The Promise of Canada illustrates both sides of the coin. Elijah Harper’s chapter almost seems to stick out from the rest for showing just how deep the injustices committed against Native people run in Canada, while the others reflect Canada’s more positive contributions to the world, and the countless personal stories and bonds that formed from them.
Both of those sides are tied together. Does rejecting one side of Canada mean rejecting the other side too? That’s what I think a lot of Canadians might wonder when they hear the academic and cultural critics I mentioned before. How do we address the injustices in Canada’s history while still recognizing the positive aspects of our heritage and identity? The question, and how it affects what means to be Canadian, remain unanswered.

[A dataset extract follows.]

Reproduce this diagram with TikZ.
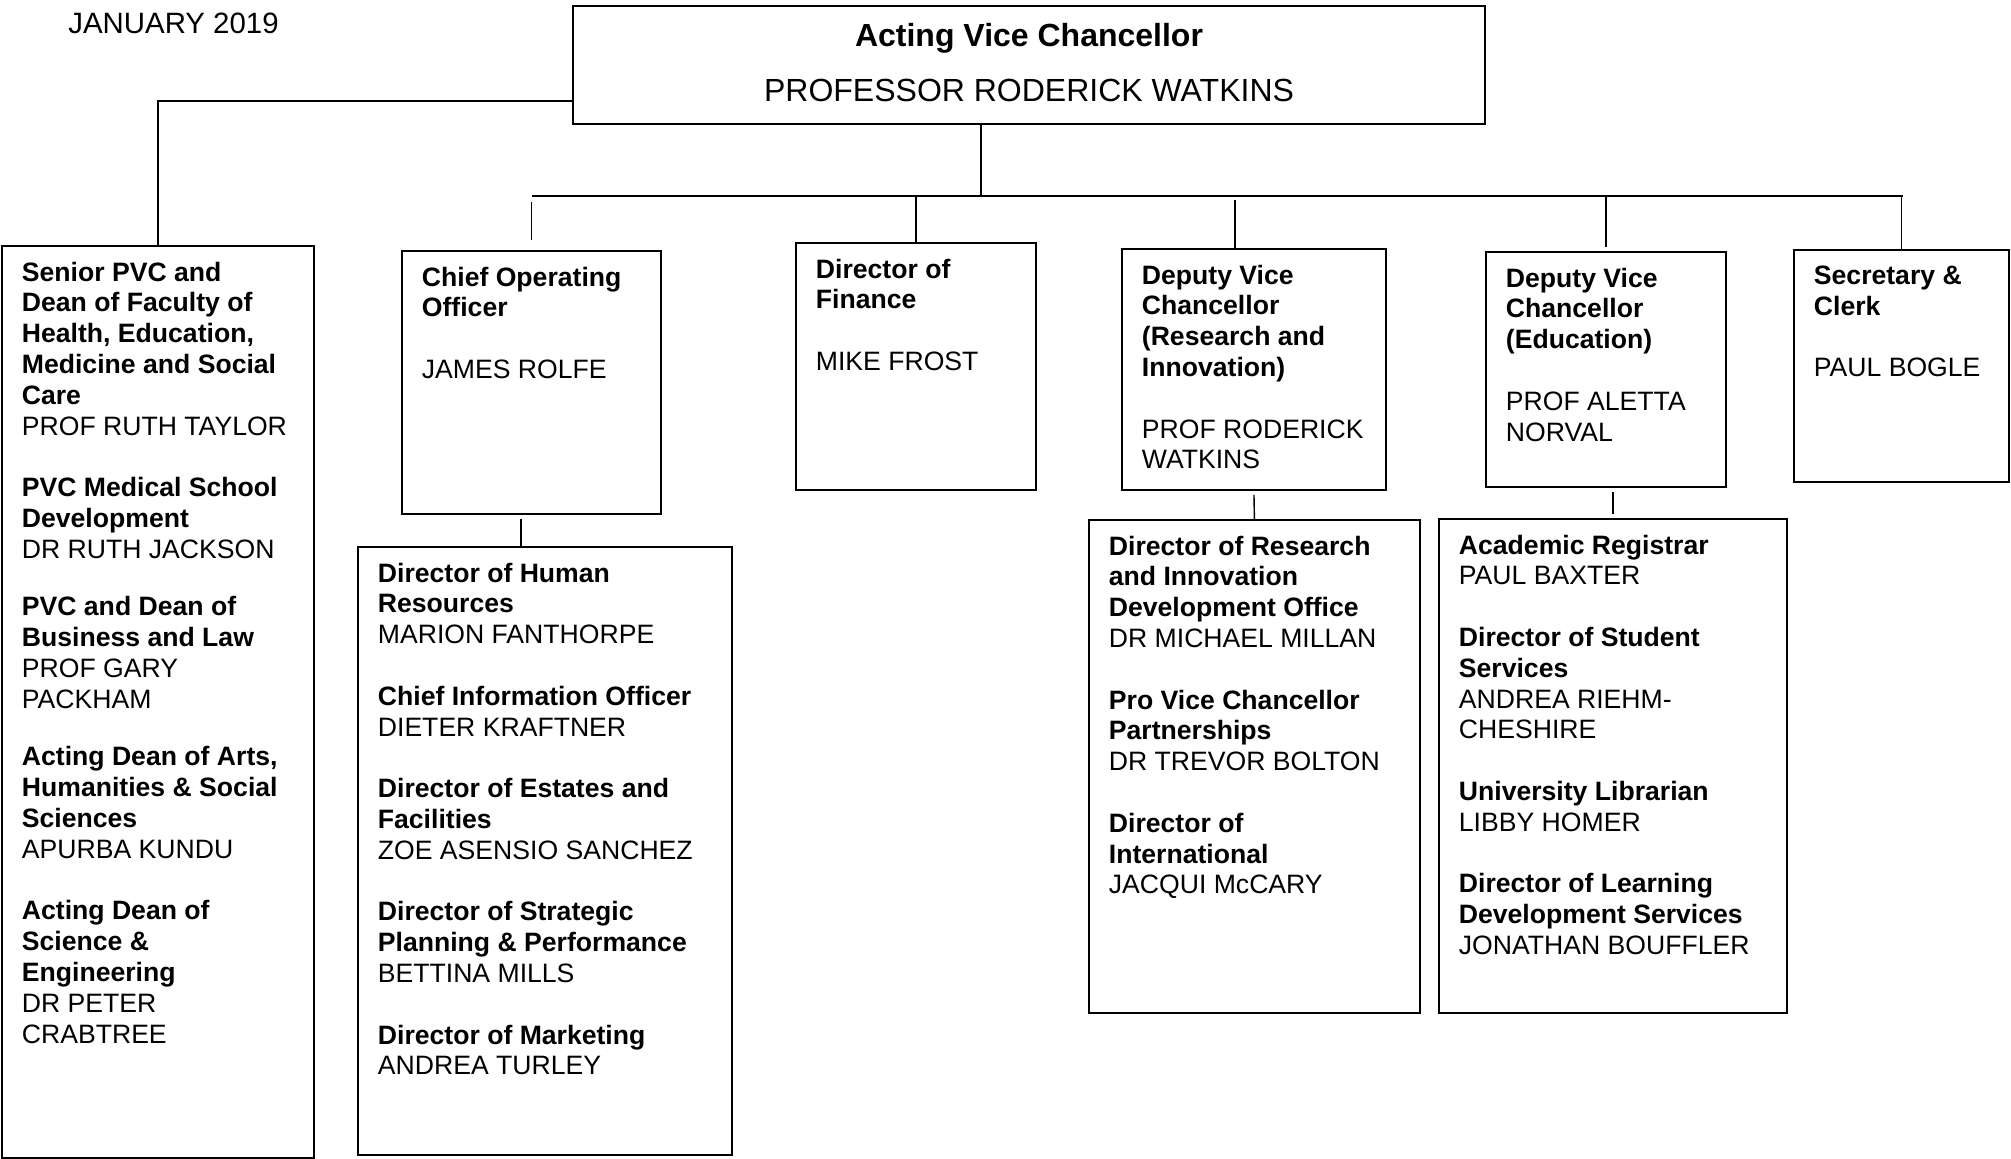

People will likely be trying to figure out what it means to be Canadian as long as there’s a Canada. The nine people Charlotte Gray profiles in The Promise of Canada are not the only ones who left their mark on Canada, but they’re emblematic of the paths we’ve taken to get here. They remind us of how much our history, in all its shapes and forms, has contributed to the people and the country we are today.
As Gray says, sometimes the ‘secret handshake’ is with our own history.